▸ Task directions
Restate the material word for word and leave out anything that is a picture.

▸ Dataset content
..........

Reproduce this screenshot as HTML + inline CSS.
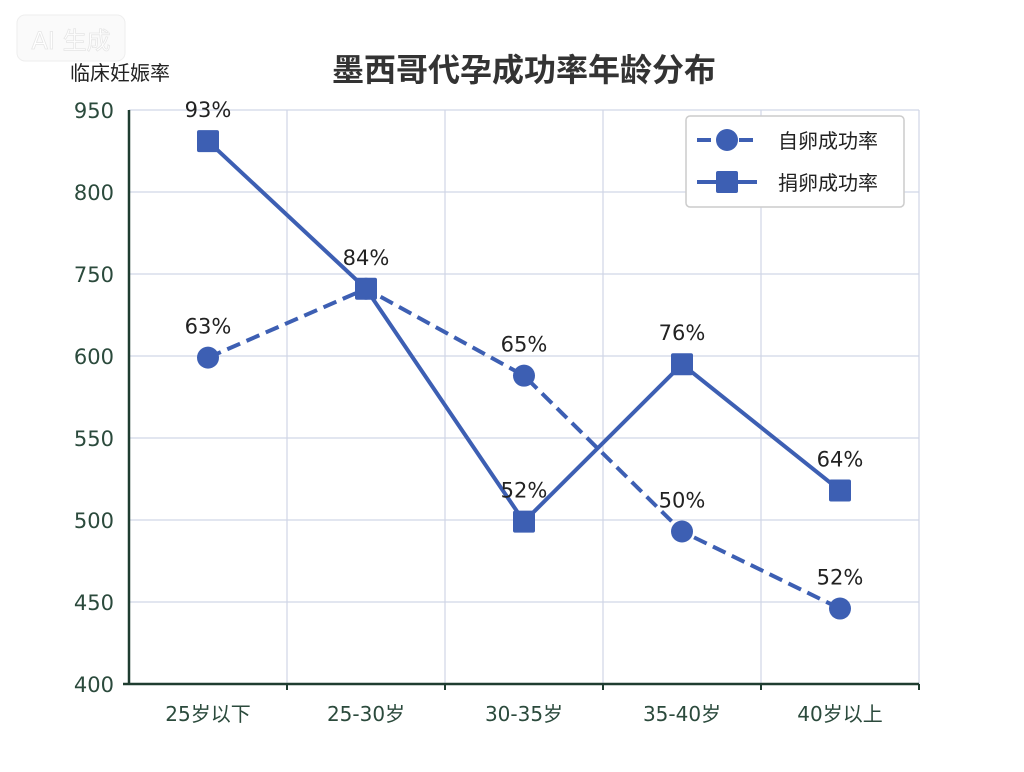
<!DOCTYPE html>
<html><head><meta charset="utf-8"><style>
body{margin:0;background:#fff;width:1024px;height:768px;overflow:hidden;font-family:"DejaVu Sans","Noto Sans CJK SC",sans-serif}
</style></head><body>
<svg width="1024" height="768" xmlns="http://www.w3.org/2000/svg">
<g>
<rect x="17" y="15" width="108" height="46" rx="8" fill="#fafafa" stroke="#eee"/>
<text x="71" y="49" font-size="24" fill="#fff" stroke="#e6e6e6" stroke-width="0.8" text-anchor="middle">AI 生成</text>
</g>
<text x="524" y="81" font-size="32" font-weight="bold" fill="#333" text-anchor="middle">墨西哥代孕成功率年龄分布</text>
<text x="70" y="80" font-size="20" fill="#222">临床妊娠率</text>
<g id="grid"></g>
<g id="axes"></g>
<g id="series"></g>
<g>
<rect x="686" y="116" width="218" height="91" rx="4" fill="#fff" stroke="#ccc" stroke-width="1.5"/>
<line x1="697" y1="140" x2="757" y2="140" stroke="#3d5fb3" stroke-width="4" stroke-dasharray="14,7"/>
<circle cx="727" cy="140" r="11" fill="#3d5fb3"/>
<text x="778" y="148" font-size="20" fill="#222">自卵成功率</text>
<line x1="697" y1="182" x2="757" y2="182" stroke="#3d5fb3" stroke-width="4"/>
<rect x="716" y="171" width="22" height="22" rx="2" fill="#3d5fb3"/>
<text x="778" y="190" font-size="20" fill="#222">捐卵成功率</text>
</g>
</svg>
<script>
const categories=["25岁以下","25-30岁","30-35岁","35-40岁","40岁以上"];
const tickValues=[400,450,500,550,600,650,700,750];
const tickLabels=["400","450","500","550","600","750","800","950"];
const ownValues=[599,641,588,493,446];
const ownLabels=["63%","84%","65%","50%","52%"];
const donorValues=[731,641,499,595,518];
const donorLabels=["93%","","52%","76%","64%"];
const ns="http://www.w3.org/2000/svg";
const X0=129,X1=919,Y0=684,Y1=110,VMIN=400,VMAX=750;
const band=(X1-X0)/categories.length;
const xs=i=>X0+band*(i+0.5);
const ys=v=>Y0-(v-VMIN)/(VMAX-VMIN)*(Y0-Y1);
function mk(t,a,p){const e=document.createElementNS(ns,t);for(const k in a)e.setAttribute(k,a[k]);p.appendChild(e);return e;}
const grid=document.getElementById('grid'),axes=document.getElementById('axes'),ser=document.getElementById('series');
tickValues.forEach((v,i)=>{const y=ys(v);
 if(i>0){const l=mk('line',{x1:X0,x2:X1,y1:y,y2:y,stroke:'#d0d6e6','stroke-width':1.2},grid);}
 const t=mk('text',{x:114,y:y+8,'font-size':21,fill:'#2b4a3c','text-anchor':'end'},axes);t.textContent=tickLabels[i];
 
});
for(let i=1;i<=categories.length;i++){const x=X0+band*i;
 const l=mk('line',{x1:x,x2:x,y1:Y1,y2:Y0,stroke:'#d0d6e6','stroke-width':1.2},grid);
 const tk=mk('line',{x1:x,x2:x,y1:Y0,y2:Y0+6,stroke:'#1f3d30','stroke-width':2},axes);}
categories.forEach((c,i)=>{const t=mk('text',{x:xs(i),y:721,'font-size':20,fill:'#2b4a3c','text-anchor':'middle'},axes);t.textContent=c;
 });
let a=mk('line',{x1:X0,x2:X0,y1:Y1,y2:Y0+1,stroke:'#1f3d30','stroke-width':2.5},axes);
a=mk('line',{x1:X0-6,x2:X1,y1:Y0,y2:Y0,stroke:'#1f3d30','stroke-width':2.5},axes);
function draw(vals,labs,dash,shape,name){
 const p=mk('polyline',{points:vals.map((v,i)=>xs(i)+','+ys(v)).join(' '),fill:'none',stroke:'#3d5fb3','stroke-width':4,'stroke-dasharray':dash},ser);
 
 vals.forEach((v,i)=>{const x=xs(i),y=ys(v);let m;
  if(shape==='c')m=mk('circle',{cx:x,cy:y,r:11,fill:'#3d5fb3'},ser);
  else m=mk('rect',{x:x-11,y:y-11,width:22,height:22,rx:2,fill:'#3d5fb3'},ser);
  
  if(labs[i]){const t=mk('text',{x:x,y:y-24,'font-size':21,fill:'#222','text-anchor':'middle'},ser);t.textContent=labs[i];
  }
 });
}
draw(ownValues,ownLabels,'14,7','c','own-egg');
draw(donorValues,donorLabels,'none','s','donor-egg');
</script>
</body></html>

..........

▸ Task response
Reproduce this screenshot as HTML + inline CSS.
<!DOCTYPE html>
<html><head><meta charset="utf-8"><style>
body{margin:0;background:#fff;width:1024px;height:768px;overflow:hidden;font-family:"DejaVu Sans","Noto Sans CJK SC",sans-serif}
</style></head><body>
<svg width="1024" height="768" xmlns="http://www.w3.org/2000/svg">
<g>
<rect x="17" y="15" width="108" height="46" rx="8" fill="#fafafa" stroke="#eee"/>
<text x="71" y="49" font-size="24" fill="#fff" stroke="#e6e6e6" stroke-width="0.8" text-anchor="middle">AI 生成</text>
</g>
<text x="524" y="81" font-size="32" font-weight="bold" fill="#333" text-anchor="middle">墨西哥代孕成功率年龄分布</text>
<text x="70" y="80" font-size="20" fill="#222">临床妊娠率</text>
<g id="grid"></g>
<g id="axes"></g>
<g id="series"></g>
<g>
<rect x="686" y="116" width="218" height="91" rx="4" fill="#fff" stroke="#ccc" stroke-width="1.5"/>
<line x1="697" y1="140" x2="757" y2="140" stroke="#3d5fb3" stroke-width="4" stroke-dasharray="14,7"/>
<circle cx="727" cy="140" r="11" fill="#3d5fb3"/>
<text x="778" y="148" font-size="20" fill="#222">自卵成功率</text>
<line x1="697" y1="182" x2="757" y2="182" stroke="#3d5fb3" stroke-width="4"/>
<rect x="716" y="171" width="22" height="22" rx="2" fill="#3d5fb3"/>
<text x="778" y="190" font-size="20" fill="#222">捐卵成功率</text>
</g>
</svg>
<script>
const categories=["25岁以下","25-30岁","30-35岁","35-40岁","40岁以上"];
const tickValues=[400,450,500,550,600,650,700,750];
const tickLabels=["400","450","500","550","600","750","800","950"];
const ownValues=[599,641,588,493,446];
const ownLabels=["63%","84%","65%","50%","52%"];
const donorValues=[731,641,499,595,518];
const donorLabels=["93%","","52%","76%","64%"];
const ns="http://www.w3.org/2000/svg";
const X0=129,X1=919,Y0=684,Y1=110,VMIN=400,VMAX=750;
const band=(X1-X0)/categories.length;
const xs=i=>X0+band*(i+0.5);
const ys=v=>Y0-(v-VMIN)/(VMAX-VMIN)*(Y0-Y1);
function mk(t,a,p){const e=document.createElementNS(ns,t);for(const k in a)e.setAttribute(k,a[k]);p.appendChild(e);return e;}
const grid=document.getElementById('grid'),axes=document.getElementById('axes'),ser=document.getElementById('series');
tickValues.forEach((v,i)=>{const y=ys(v);
 if(i>0){const l=mk('line',{x1:X0,x2:X1,y1:y,y2:y,stroke:'#d0d6e6','stroke-width':1.2},grid);}
 const t=mk('text',{x:114,y:y+8,'font-size':21,fill:'#2b4a3c','text-anchor':'end'},axes);t.textContent=tickLabels[i];
 
});
for(let i=1;i<=categories.length;i++){const x=X0+band*i;
 const l=mk('line',{x1:x,x2:x,y1:Y1,y2:Y0,stroke:'#d0d6e6','stroke-width':1.2},grid);
 const tk=mk('line',{x1:x,x2:x,y1:Y0,y2:Y0+6,stroke:'#1f3d30','stroke-width':2},axes);}
categories.forEach((c,i)=>{const t=mk('text',{x:xs(i),y:721,'font-size':20,fill:'#2b4a3c','text-anchor':'middle'},axes);t.textContent=c;
 });
let a=mk('line',{x1:X0,x2:X0,y1:Y1,y2:Y0+1,stroke:'#1f3d30','stroke-width':2.5},axes);
a=mk('line',{x1:X0-6,x2:X1,y1:Y0,y2:Y0,stroke:'#1f3d30','stroke-width':2.5},axes);
function draw(vals,labs,dash,shape,name){
 const p=mk('polyline',{points:vals.map((v,i)=>xs(i)+','+ys(v)).join(' '),fill:'none',stroke:'#3d5fb3','stroke-width':4,'stroke-dasharray':dash},ser);
 
 vals.forEach((v,i)=>{const x=xs(i),y=ys(v);let m;
  if(shape==='c')m=mk('circle',{cx:x,cy:y,r:11,fill:'#3d5fb3'},ser);
  else m=mk('rect',{x:x-11,y:y-11,width:22,height:22,rx:2,fill:'#3d5fb3'},ser);
  
  if(labs[i]){const t=mk('text',{x:x,y:y-24,'font-size':21,fill:'#222','text-anchor':'middle'},ser);t.textContent=labs[i];
  }
 });
}
draw(ownValues,ownLabels,'14,7','c','own-egg');
draw(donorValues,donorLabels,'none','s','donor-egg');
</script>
</body></html>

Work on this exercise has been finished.